### Problem to work on
Output, word for word, every line from the start of the listing down to and including the line that contains "ax.set_yticklabels([str(v) for v in y_ticks])"; include nothing else.

[BEGIN Dataset records]

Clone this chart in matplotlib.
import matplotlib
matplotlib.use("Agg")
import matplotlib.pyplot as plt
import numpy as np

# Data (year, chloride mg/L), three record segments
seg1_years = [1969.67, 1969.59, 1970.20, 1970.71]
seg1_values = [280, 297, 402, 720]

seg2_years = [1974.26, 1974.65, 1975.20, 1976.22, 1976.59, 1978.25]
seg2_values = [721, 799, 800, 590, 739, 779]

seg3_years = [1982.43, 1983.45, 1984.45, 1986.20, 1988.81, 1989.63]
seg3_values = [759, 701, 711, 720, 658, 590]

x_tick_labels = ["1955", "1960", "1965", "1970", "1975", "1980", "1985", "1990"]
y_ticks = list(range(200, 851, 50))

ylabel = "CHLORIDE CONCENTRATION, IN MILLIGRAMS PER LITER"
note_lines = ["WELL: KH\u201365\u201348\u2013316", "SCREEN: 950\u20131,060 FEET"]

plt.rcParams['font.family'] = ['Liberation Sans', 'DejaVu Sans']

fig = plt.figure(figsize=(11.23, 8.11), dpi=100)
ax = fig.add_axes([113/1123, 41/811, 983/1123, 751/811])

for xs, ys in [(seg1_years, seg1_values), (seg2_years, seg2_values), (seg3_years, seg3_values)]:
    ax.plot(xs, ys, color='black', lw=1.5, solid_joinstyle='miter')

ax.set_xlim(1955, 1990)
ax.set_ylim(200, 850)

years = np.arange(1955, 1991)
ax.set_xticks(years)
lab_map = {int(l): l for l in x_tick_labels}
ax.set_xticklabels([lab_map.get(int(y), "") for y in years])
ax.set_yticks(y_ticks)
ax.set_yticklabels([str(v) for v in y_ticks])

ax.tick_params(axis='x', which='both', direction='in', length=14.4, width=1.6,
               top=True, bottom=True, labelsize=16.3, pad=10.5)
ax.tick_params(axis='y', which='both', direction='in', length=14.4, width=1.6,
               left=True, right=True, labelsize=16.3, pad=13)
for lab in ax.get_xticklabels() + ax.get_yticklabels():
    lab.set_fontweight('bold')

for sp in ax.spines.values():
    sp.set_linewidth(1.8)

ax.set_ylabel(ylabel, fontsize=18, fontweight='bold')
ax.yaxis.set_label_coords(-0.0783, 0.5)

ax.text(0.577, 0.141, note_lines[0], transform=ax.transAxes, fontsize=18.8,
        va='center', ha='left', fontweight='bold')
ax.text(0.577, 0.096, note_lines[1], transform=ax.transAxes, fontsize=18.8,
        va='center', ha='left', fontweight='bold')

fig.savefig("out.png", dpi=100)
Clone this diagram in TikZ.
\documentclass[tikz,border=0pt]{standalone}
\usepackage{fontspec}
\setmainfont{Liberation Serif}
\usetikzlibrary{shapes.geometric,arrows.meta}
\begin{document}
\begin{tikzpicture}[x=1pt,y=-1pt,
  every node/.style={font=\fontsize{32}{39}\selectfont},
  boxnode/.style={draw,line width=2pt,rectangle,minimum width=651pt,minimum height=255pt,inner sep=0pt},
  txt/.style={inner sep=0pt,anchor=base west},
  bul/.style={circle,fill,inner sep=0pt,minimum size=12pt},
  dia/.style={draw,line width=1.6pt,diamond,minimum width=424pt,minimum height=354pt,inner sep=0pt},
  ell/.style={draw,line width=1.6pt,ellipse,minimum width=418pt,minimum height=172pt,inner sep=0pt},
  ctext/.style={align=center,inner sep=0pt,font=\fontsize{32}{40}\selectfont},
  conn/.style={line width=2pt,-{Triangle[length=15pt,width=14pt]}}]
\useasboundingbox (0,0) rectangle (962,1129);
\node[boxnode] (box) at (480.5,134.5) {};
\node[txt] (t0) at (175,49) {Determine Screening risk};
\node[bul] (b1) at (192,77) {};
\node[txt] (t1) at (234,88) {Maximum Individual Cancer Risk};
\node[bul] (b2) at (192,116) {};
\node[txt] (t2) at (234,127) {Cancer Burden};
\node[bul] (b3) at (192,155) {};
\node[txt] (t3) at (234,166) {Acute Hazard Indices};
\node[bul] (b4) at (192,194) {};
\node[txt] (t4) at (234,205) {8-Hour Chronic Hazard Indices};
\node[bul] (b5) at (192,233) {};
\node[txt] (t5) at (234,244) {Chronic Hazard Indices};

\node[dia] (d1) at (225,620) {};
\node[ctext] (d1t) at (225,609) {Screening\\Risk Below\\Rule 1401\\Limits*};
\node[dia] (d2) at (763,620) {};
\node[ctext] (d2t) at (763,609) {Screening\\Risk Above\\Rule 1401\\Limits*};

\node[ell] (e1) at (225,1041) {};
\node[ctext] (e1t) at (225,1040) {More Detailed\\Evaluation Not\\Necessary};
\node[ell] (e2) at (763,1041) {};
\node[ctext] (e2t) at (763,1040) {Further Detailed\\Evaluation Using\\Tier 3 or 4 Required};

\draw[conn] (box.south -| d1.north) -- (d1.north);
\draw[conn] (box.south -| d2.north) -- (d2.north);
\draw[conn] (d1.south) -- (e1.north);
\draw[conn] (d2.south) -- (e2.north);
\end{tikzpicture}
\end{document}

[END Dataset records]

### Result
Clone this chart in matplotlib.
import matplotlib
matplotlib.use("Agg")
import matplotlib.pyplot as plt
import numpy as np

# Data (year, chloride mg/L), three record segments
seg1_years = [1969.67, 1969.59, 1970.20, 1970.71]
seg1_values = [280, 297, 402, 720]

seg2_years = [1974.26, 1974.65, 1975.20, 1976.22, 1976.59, 1978.25]
seg2_values = [721, 799, 800, 590, 739, 779]

seg3_years = [1982.43, 1983.45, 1984.45, 1986.20, 1988.81, 1989.63]
seg3_values = [759, 701, 711, 720, 658, 590]

x_tick_labels = ["1955", "1960", "1965", "1970", "1975", "1980", "1985", "1990"]
y_ticks = list(range(200, 851, 50))

ylabel = "CHLORIDE CONCENTRATION, IN MILLIGRAMS PER LITER"
note_lines = ["WELL: KH\u201365\u201348\u2013316", "SCREEN: 950\u20131,060 FEET"]

plt.rcParams['font.family'] = ['Liberation Sans', 'DejaVu Sans']

fig = plt.figure(figsize=(11.23, 8.11), dpi=100)
ax = fig.add_axes([113/1123, 41/811, 983/1123, 751/811])

for xs, ys in [(seg1_years, seg1_values), (seg2_years, seg2_values), (seg3_years, seg3_values)]:
    ax.plot(xs, ys, color='black', lw=1.5, solid_joinstyle='miter')

ax.set_xlim(1955, 1990)
ax.set_ylim(200, 850)

years = np.arange(1955, 1991)
ax.set_xticks(years)
lab_map = {int(l): l for l in x_tick_labels}
ax.set_xticklabels([lab_map.get(int(y), "") for y in years])
ax.set_yticks(y_ticks)
ax.set_yticklabels([str(v) for v in y_ticks])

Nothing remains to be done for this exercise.